Family Psychologist Says No High-Fives for Kids or Your Boss
A family psychologist who writes a column for the Omaha World-Herald says you shouldn't high-five your child.
Psychologist John Rosemond says in a column dated October 2, "The high-five is a gesture of familiarity, to be exchanged between equals." He's apparently fine with high-fiving his other adult friends, at least the ones that are employed, and in his opinion paying their own way through life. But not kids.
Rosemond's argument boils down to respect. Respect for adults is important to a child's character development and he believes the high-five is not respectful between a child and a parent. He feels that it's good for kids to view responsible adults as people who exist on a higher plane, and that aspires children to become adults.
Really, I didn't need my parents to withhold their love or affection or a silly high-five to know they were on a higher plane. Nor did I need to feel subordinate to them to want to aspire to become an adult.
My point is, my parents, and I suspect most parents set some pretty good boundaries where they didn't need some silly rule like not high-fiving me because I wasn't on the same plane as them. Not to mention there was always the pizza paddle if I stepped way over the boundary.

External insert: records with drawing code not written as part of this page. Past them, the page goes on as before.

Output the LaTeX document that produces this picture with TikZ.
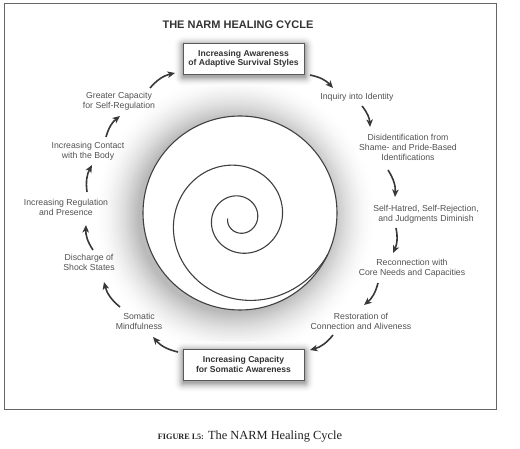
\documentclass[tikz,border=0pt]{standalone}
\usepackage{fontspec}
\setmainfont{Liberation Serif}
\setsansfont{Liberation Sans}
\usetikzlibrary{arrows.meta}
\begin{document}
\begin{tikzpicture}[x=1pt,y=1pt,
  lbl/.style={font=\sffamily\fontsize{8.7}{10}\selectfont, text=black!68, align=center, inner sep=2pt},
  keybox/.style={draw=black!65, line width=0.8pt, fill=white, minimum width=121pt, minimum height=31pt, align=center, inner sep=2pt,
    font=\sffamily\bfseries\fontsize{8.6}{9.4}\selectfont, text=black!80},
  cyc/.style={draw=black!78, line width=1.6pt, -{Stealth[length=7.5pt,width=6.5pt,inset=2pt]}, bend left=18},
  spiralline/.style={draw=black!75, line width=1.1pt},
]
\useasboundingbox (0,0) rectangle (520,-449);
\draw[black!60, line width=0.9pt] (4,-3) rectangle (496,-409);
% halo behind the spiral (soft shadow built from concentric discs)
\foreach \r in {142,141,...,97}{
  \pgfmathsetmacro\g{27*((142-\r)/45)^1.8}
  \fill[black!\g] (235,-216) circle (\r);
}
\fill[white] (240,-213) circle (97);
\draw[spiralline] (240,-213) circle (97);
\draw[spiralline] plot[domain=180:1058, samples=260, smooth, variable=\t]
  ({239.5+11.8*exp(0.002385*(\t-180))*cos(\t)}, {-218.5+11.8*exp(0.002385*(\t-180))*sin(\t)});
% soft shadows behind the two key boxes
\foreach \cy in {-58.5,-364.5}{
  \foreach \s in {10,9,...,1}{
    \pgfmathsetmacro\g{34*((11-\s)/10)^2}
    \fill[black!\g, rounded corners=\s] (243.5-60.5-\s+0.5,\cy-15.5-\s-2.5) rectangle (243.5+60.5+\s+0.5,\cy+15.5+\s-2.5);
  }
}
% title
\node[font=\sffamily\bfseries\fontsize{11}{13}\selectfont, text=black!80] (title) at (238,-25) {THE NARM HEALING CYCLE};
% key boxes
\node[keybox] (top) at (243.5,-58.5) {Increasing Awareness\\of Adaptive Survival Styles};
\node[keybox] (bot) at (243.5,-364.5) {Increasing Capacity\\for Somatic Awareness};
% labels
\node[lbl] (inq) at (357,-97) {Inquiry into Identity};
\node[lbl] (dis) at (408,-147) {Disidentification from\\Shame- and Pride-Based\\Identifications};
\node[lbl] (self) at (426,-214.5) {Self-Hatred, Self-Rejection,\\and Judgments Diminish};
\node[lbl] (rec) at (412,-268) {Reconnection with\\Core Needs and Capacities};
\node[lbl] (res) at (361,-321) {Restoration of\\Connection and Aliveness};
\node[lbl] (som) at (139,-321) {Somatic\\Mindfulness};
\node[lbl] (dsc) at (89,-262.5) {Discharge of\\Shock States};
\node[lbl] (reg) at (66,-207) {Increasing Regulation\\and Presence};
\node[lbl] (con) at (88,-151) {Increasing Contact\\with the Body};
\node[lbl] (grc) at (119,-101.7) {Greater Capacity\\for Self-Regulation};
% cycle arrows
\draw[cyc] ([shift={(66.5,-16.5)}]top.center) to ([shift={(-24,9)}]inq.center);
\draw[cyc] ([shift={(5,-9)}]inq.center) to ([shift={(-38,20)}]dis.center);
\draw[cyc] ([shift={(-20,-23)}]dis.center) to ([shift={(-31,17.5)}]self.center);
\draw[cyc] ([shift={(-30,-13.5)}]self.center) to ([shift={(-19,15)}]rec.center);
\draw[cyc] ([shift={(-34,-15)}]rec.center) to ([shift={(3,16)}]res.center);
\draw[cyc] ([shift={(-28,-14)}]res.center) to ([shift={(66.5,14.5)}]bot.center);
\draw[cyc] ([shift={(-65.5,12.5)}]bot.center) to ([shift={(14,-16)}]som.center);
\draw[cyc] ([shift={(-19,14)}]som.center) to ([shift={(15,-19.5)}]dsc.center);
\draw[cyc] ([shift={(4,12.5)}]dsc.center) to ([shift={(20,-18)}]reg.center);
\draw[cyc] ([shift={(21,15)}]reg.center) to ([shift={(4,-14)}]con.center);
\draw[cyc] ([shift={(18,14)}]con.center) to ([shift={(1,-14.3)}]grc.center);
\draw[cyc] ([shift={(31,13.7)}]grc.center) to ([shift={(-68.5,-14.5)}]top.center);
% caption
\node[font=\fontsize{12.4}{14}\selectfont, text=black!88] (caption) at (250,-437)
  {{\fontsize{8.2}{10}\selectfont\bfseries FIGURE I.5:} The NARM Healing Cycle};
\end{tikzpicture}
\end{document}
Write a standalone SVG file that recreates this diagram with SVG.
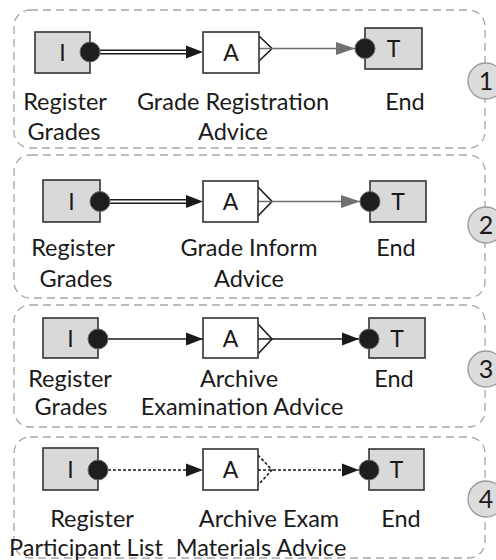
<svg xmlns="http://www.w3.org/2000/svg" width="496" height="560" viewBox="0 0 496 560">
  <defs>
    <style>
      .panel { fill: none; stroke: #a6a6a6; stroke-width: 1.3; stroke-dasharray: 8 5; }
      .term { fill: #d9d9d9; stroke: #333; stroke-width: 1.6; }
      .act { fill: #fff; stroke: #333; stroke-width: 1.6; }
      .dot { fill: #1e1e1e; stroke: #666; stroke-width: 1; }
      .badge { fill: #dcdcdc; stroke: #9a9a9a; stroke-width: 1.3; }
      .box-label { font-family: Lato, "Liberation Sans", sans-serif; font-size: 23px; fill: #1a1a1a; text-anchor: middle; }
      .label { font-family: Lato, "Liberation Sans", sans-serif; font-size: 23.5px; fill: #1a1a1a; text-anchor: middle; }
      .num { font-family: Lato, "Liberation Sans", sans-serif; font-size: 25px; fill: #1a1a1a; text-anchor: middle; }
      .dbl-outer { stroke: #1a1a1a; stroke-width: 5; fill: none; }
      .dbl-inner { stroke: #fff; stroke-width: 1.8; fill: none; }
      .solid { stroke: #1a1a1a; stroke-width: 1.6; fill: none; }
      .grey { stroke: #707070; stroke-width: 1.6; fill: none; }
      .dotted { stroke: #1a1a1a; stroke-width: 1.6; fill: none; stroke-dasharray: 3 2; }
      .foot { stroke: #1a1a1a; stroke-width: 1.6; fill: none; }
      .foot-dotted { stroke: #1a1a1a; stroke-width: 1.6; fill: none; stroke-dasharray: 3 2; }
    </style>
    <marker id="arrowBlack" markerUnits="userSpaceOnUse" markerWidth="18" markerHeight="14" refX="17" refY="7" orient="auto">
      <path d="M0,0.5 L17,7 L0,13.5 Z" fill="#1a1a1a"/>
    </marker>
    <marker id="arrowGrey" markerUnits="userSpaceOnUse" markerWidth="20" markerHeight="14" refX="19" refY="7" orient="auto">
      <path d="M0,0.5 L19,7 L0,13.5 Z" fill="#707070"/>
    </marker>
  </defs>

  <!-- scenario frames -->
  <g id="frames">
    <rect class="panel" x="14" y="10" width="471" height="138" rx="16"/>
    <rect class="panel" x="14" y="155" width="471" height="143" rx="16"/>
    <rect class="panel" x="14" y="305" width="471" height="122" rx="16"/>
    <rect class="panel" x="14" y="437" width="471" height="121" rx="16"/>
  </g>

  <!-- connectors -->
  <g id="connectors">
    <!-- scenario 1 -->
    <line class="dbl-outer" x1="100" y1="52" x2="188" y2="52"/>
    <line class="dbl-inner" x1="99" y1="52" x2="189" y2="52"/>
    <line x1="188" y1="52" x2="203" y2="52" stroke="none" marker-end="url(#arrowBlack)"/>
    <polyline class="foot" points="259,36 272,48.5 259,61"/>
    <line class="grey" x1="259" y1="48.5" x2="355" y2="48.5" marker-end="url(#arrowGrey)"/>

    <!-- scenario 2 -->
    <line class="dbl-outer" x1="110" y1="201.5" x2="188" y2="201.5"/>
    <line class="dbl-inner" x1="109" y1="201.5" x2="189" y2="201.5"/>
    <line x1="188" y1="201.5" x2="203" y2="201.5" stroke="none" marker-end="url(#arrowBlack)"/>
    <polyline class="foot" points="258,187 272,201.5 258,216"/>
    <line class="grey" x1="258" y1="201.5" x2="360" y2="201.5" marker-end="url(#arrowGrey)"/>

    <!-- scenario 3 -->
    <line class="solid" x1="108" y1="339" x2="203" y2="339" marker-end="url(#arrowBlack)"/>
    <polyline class="foot" points="258,324 272,339 258,354"/>
    <line class="solid" x1="258" y1="339" x2="359" y2="339" marker-end="url(#arrowBlack)"/>

    <!-- scenario 4 -->
    <line class="dotted" x1="108" y1="470" x2="203" y2="470" marker-end="url(#arrowBlack)"/>
    <polyline class="foot-dotted" points="258,455 272,470 258,485"/>
    <line class="dotted" x1="258" y1="470" x2="359" y2="470" marker-end="url(#arrowBlack)"/>
  </g>

  <!-- scenario 1 nodes -->
  <g id="s1-start">
    <rect class="term" x="35" y="32" width="55" height="41"/>
    <text class="box-label" x="62.5" y="61">I</text>
    <circle class="dot" cx="90" cy="52" r="10"/>
    <text class="label" x="65" y="110">Register</text>
    <text class="label" x="64" y="140">Grades</text>
  </g>
  <g id="s1-advice">
    <rect class="act" x="203" y="32" width="56" height="41"/>
    <text class="box-label" x="231" y="61">A</text>
    <text class="label" x="233" y="110">Grade Registration</text>
    <text class="label" x="233" y="140">Advice</text>
  </g>
  <g id="s1-end">
    <rect class="term" x="365" y="28" width="57" height="41"/>
    <text class="box-label" x="393.5" y="57">T</text>
    <circle class="dot" cx="365" cy="48.5" r="10"/>
    <text class="label" x="405" y="110">End</text>
  </g>
  <g id="s1-badge">
    <circle class="badge" cx="486" cy="81" r="18"/>
    <text class="num" x="486" y="90">1</text>
  </g>

  <!-- scenario 2 nodes -->
  <g id="s2-start">
    <rect class="term" x="43" y="180" width="57" height="42"/>
    <text class="box-label" x="71.5" y="210">I</text>
    <circle class="dot" cx="100" cy="201.5" r="10"/>
    <text class="label" x="73" y="256">Register</text>
    <text class="label" x="76" y="287">Grades</text>
  </g>
  <g id="s2-advice">
    <rect class="act" x="203" y="181" width="55" height="41"/>
    <text class="box-label" x="230.5" y="210">A</text>
    <text class="label" x="249" y="256">Grade Inform</text>
    <text class="label" x="249" y="287">Advice</text>
  </g>
  <g id="s2-end">
    <rect class="term" x="370" y="181" width="56" height="41"/>
    <text class="box-label" x="398" y="210">T</text>
    <circle class="dot" cx="370" cy="201.5" r="10"/>
    <text class="label" x="396" y="256">End</text>
  </g>
  <g id="s2-badge">
    <circle class="badge" cx="486" cy="225" r="18"/>
    <text class="num" x="486" y="234">2</text>
  </g>

  <!-- scenario 3 nodes -->
  <g id="s3-start">
    <rect class="term" x="43" y="318" width="55" height="40"/>
    <text class="box-label" x="70.5" y="347">I</text>
    <circle class="dot" cx="98" cy="339" r="10"/>
    <text class="label" x="70" y="387">Register</text>
    <text class="label" x="71" y="415">Grades</text>
  </g>
  <g id="s3-advice">
    <rect class="act" x="203" y="318" width="55" height="40"/>
    <text class="box-label" x="230.5" y="347">A</text>
    <text class="label" x="239" y="387">Archive</text>
    <text class="label" x="242" y="415">Examination Advice</text>
  </g>
  <g id="s3-end">
    <rect class="term" x="369" y="318" width="56" height="40"/>
    <text class="box-label" x="397" y="347">T</text>
    <circle class="dot" cx="369" cy="339" r="10"/>
    <text class="label" x="394" y="387">End</text>
  </g>
  <g id="s3-badge">
    <circle class="badge" cx="486" cy="369" r="18"/>
    <text class="num" x="486" y="378">3</text>
  </g>

  <!-- scenario 4 nodes -->
  <g id="s4-start">
    <rect class="term" x="43" y="448" width="55" height="42"/>
    <text class="box-label" x="70.5" y="478">I</text>
    <circle class="dot" cx="98" cy="470" r="10"/>
    <text class="label" x="92" y="527">Register</text>
    <text class="label" x="86" y="556">Participant List</text>
  </g>
  <g id="s4-advice">
    <rect class="act" x="203" y="449" width="55" height="41"/>
    <text class="box-label" x="230.5" y="478">A</text>
    <text class="label" x="269" y="527">Archive Exam</text>
    <text class="label" x="261" y="556">Materials Advice</text>
  </g>
  <g id="s4-end">
    <rect class="term" x="369" y="449" width="55" height="41"/>
    <text class="box-label" x="396.5" y="478">T</text>
    <circle class="dot" cx="369" cy="470" r="10"/>
    <text class="label" x="401" y="527">End</text>
  </g>
  <g id="s4-badge">
    <circle class="badge" cx="486" cy="499" r="18"/>
    <text class="num" x="486" y="508">4</text>
  </g>
</svg>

So does his theory mean I can't high-five my doctor after I've lost some weight and we're happy about it? Or my boss when we're celebrating a work victory? Apparently, those high-fives are off limits too, even though I've done both.
Rosemond says you shouldn't high-five your doctor, a judge, or the President of the United States because they're not your equal either and deserving of your respect.
I get it. There are plenty of times when it's not appropriate to high-five your doctor. Or your boss, or the big boss. Not to mention, a judge, The President, or the Pope.
Although I can't picture any situation where you'd want to high-five a judge unless you play on the same pick-up basketball team or softball team or something. The President or the Pope, I suspect that depends on the situation.
Can't most of us figure out when it's appropriate to share a high-five with someone who's not necessarily our equal, and when it's not?
Is it that outrageous to expect your child to respect your authority as a parent while still sharing their joy and affection with, gasp, a high five when appropriate?
Roseland wraps up his column by saying the happiest kids are the most obedient and asks why a child should obey an adult who high-fives them. I think if your child can't accept a high-five and obey that same adult, maybe you've made a parenting mistake that withholding high-fives aren't going to fix.